Accelerating the decarbonisation of electricity networks through retrofill replacement of sulphur hexafluoride

Manchester experts have demonstrated a viable retrofill solution to replace Sulphur Hexafluoride (SF6), a potent greenhouse gas, used to provide electrical insulation to power equipment, without having to replace or significantly modify existing equipment.

Finding an alternative for insulating switchgear

As the UK transitions towards net zero, demand for electricity is set to quadruple. Keeping the existing network safe, reliable and functioning well for as long as possible is key.

SF₆ is a gas commonly used to provide insulation in gas-insulated switchgear. It is, however, a potent greenhouse gas and the largest controllable direct emission for National Grid Electricity Transmission (NGET), with ~244,516 tonnes CO2 equivalent reported in 2021/22. It has therefore the primary target of NGET for emission footprint reduction by 2050.

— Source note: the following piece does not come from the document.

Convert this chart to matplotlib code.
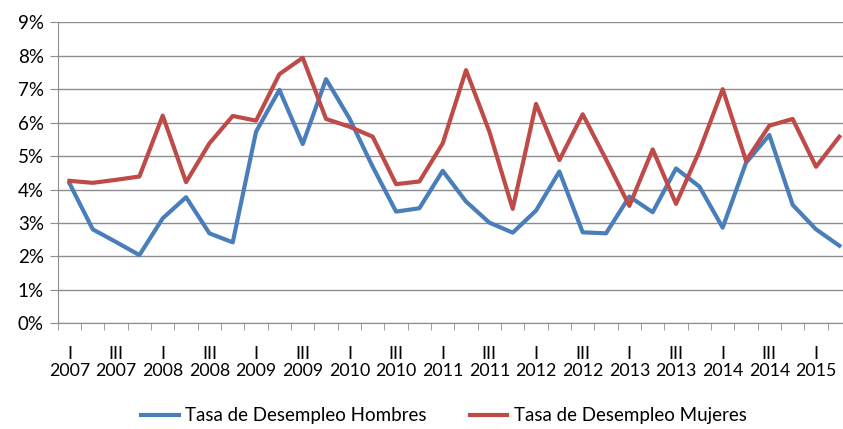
import matplotlib
matplotlib.use('Agg')
from matplotlib import pyplot as plt
from matplotlib.ticker import PercentFormatter, MultipleLocator

plt.rcParams['font.family'] = ['Lato', 'DejaVu Sans']

# trimestres: 2007 I ... 2015 II
anios = [2007, 2008, 2009, 2010, 2011, 2012, 2013, 2014, 2015]
trimestres = ['I', 'II', 'III', 'IV']

hombres = [4.19, 2.81, 2.43, 2.04, 3.14, 3.77, 2.69, 2.42, 5.73, 6.98,
           5.36, 7.30, 6.13, 4.68, 3.34, 3.44, 4.56, 3.64, 3.01, 2.71,
           3.37, 4.54, 2.72, 2.69, 3.79, 3.32, 4.63, 4.09, 2.86, 4.80,
           5.63, 3.54, 2.81, 2.32]
mujeres = [4.26, 4.20, 4.29, 4.39, 6.21, 4.22, 5.38, 6.20, 6.06, 7.45,
           7.94, 6.11, 5.88, 5.58, 4.16, 4.24, 5.38, 7.57, 5.73, 3.42,
           6.56, 4.88, 6.25, 4.90, 3.51, 5.20, 3.57, 5.15, 7.00, 4.86,
           5.91, 6.11, 4.68, 5.58]

etiquetas = []
for a in anios:
    for t in trimestres:
        etiquetas.append(f"{t}\n{a}")
etiquetas = etiquetas[:len(hombres)]
x = list(range(len(hombres)))

fig = plt.figure(figsize=(8.43, 4.29), dpi=100)
ax = fig.add_axes([0.0685, 0.2464, 0.941, 0.7016])

ax.plot(x, hombres, color='#4A7EBB', lw=3, label='Tasa de Desempleo Hombres')
ax.plot(x, mujeres, color='#BE4B48', lw=3, label='Tasa de Desempleo Mujeres')

ax.set_ylim(0, 9)
ax.set_xlim(-0.5, len(hombres) - 0.5)
ax.yaxis.set_major_locator(MultipleLocator(1))
ax.yaxis.set_major_formatter(PercentFormatter(decimals=0))
ax.grid(axis='y', color='#8c8c8c', lw=1)
ax.set_axisbelow(True)

# etiquetas cada dos trimestres, marcas entre categorías
ax.set_xticks(x[::2])
ax.set_xticklabels(etiquetas[::2], linespacing=1.1)
ax.set_xticks([i - 0.5 for i in x] + [len(x) - 0.5], minor=True)
ax.tick_params(axis='x', which='major', length=0, pad=16, labelsize=12.8)
ax.tick_params(axis='x', which='minor', length=5, color='#8c8c8c', direction='out')
ax.tick_params(axis='y', length=6, color='#8c8c8c', labelsize=13.5, pad=4)

for s in ['top', 'right']:
    ax.spines[s].set_visible(False)
ax.spines['left'].set_color('#8c8c8c')
ax.spines['bottom'].set_color('#8c8c8c')

fig.legend(loc='center', bbox_to_anchor=(444 / 843, 1 - 416 / 429), ncol=2,
           frameon=False, fontsize=13.5, handlelength=2.0, columnspacing=2.3,
           handletextpad=0.35)

plt.savefig('out.png', dpi=100)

Designing a cost effective SF₆ replacement

Decommissioning the existing system with a new approach at all GIS sites would cost billions of pounds, levied directly on UK electricity consumers. To avoid this, the researchers needed to find an environmentally sound SF₆ replacement that did not require the complete replacement of the existing SF₆-deisgned equipment.
Aspiring to eliminate the use of SF₆ from its network by 2050, NGET teamed up with Manchester researchers to devise a transformational solution to achieve wide-scale decarbonisation across the UK transmission network with a retrofill solution.

Optimising an environmentally sound solution

The Manchester team, led by Dr Tony Chen, working from the High Voltage Laboratory, the biggest high voltage research laboratory in UK academia, assembled a gas insulated busbar demonstrator using equipment components designed for SF₆.
A fine balancing act was undertaken between identifying the suitable gas mixture and finding the right operating conditions at which its properties most closely mirror those of SF₆.

Working with C3F7CN, a gas identified as being a good SF₆ alternative for new equipment that’s been optimised by manufacturers, the team were able to identify, optimise and retrofill a suitable C3F7CN mixture within existing busbar and bushing equipment.

As part of this process, the team addressed additional technical challenges such as International Electrotechnical Commission (IEC) type test using full-scale equipment.

Consolidating the results

By taking this approach, Manchester researchers were able to both prove the technical viability of retrofilling existing assets using a C3F7CN based mixture, plus optimise and validate a C3F7CN gas mixture and show - through rigorous type testing - the equivalent electrical performance and more than a 99% reduction in carbon footprint when compared to SF₆ (the carbon footprint reduction takes into account the different densities of C3F7CN mixture and SF₆ at the same pressure).

This demonstration gave NGET the confidence to accelerate retrofill projects on their transmission networks.

A net zero future for electricity

NGET has since awarded Manchester a £1.2 million 4-year project to test at scale how the UK can retrofill SF₆ across its network and assess the long-term gas stability of SF₆ alternatives when operated in a representative outdoor substation environment at Deeside, North Wales.

This breakthrough unlocks the potential of replacing SF₆, without having to replace the equipment completely – resolving a huge environmental and economic challenge and accelerating the UK’s progress towards a net zero future.
Retrofill is now considered a viable intervention option and part of the NGET’s strategic plan to achieve SF₆-free by 2050. The world’s first retrofilled SF₆-free substation equipment now exists in Richborough, successful removing 755 kg of SF₆ from service. This breakthrough work has also won the Best Innovation in Net Zero and Sustainability at the IET E&T Annual Innovation Awards Ceremony in London.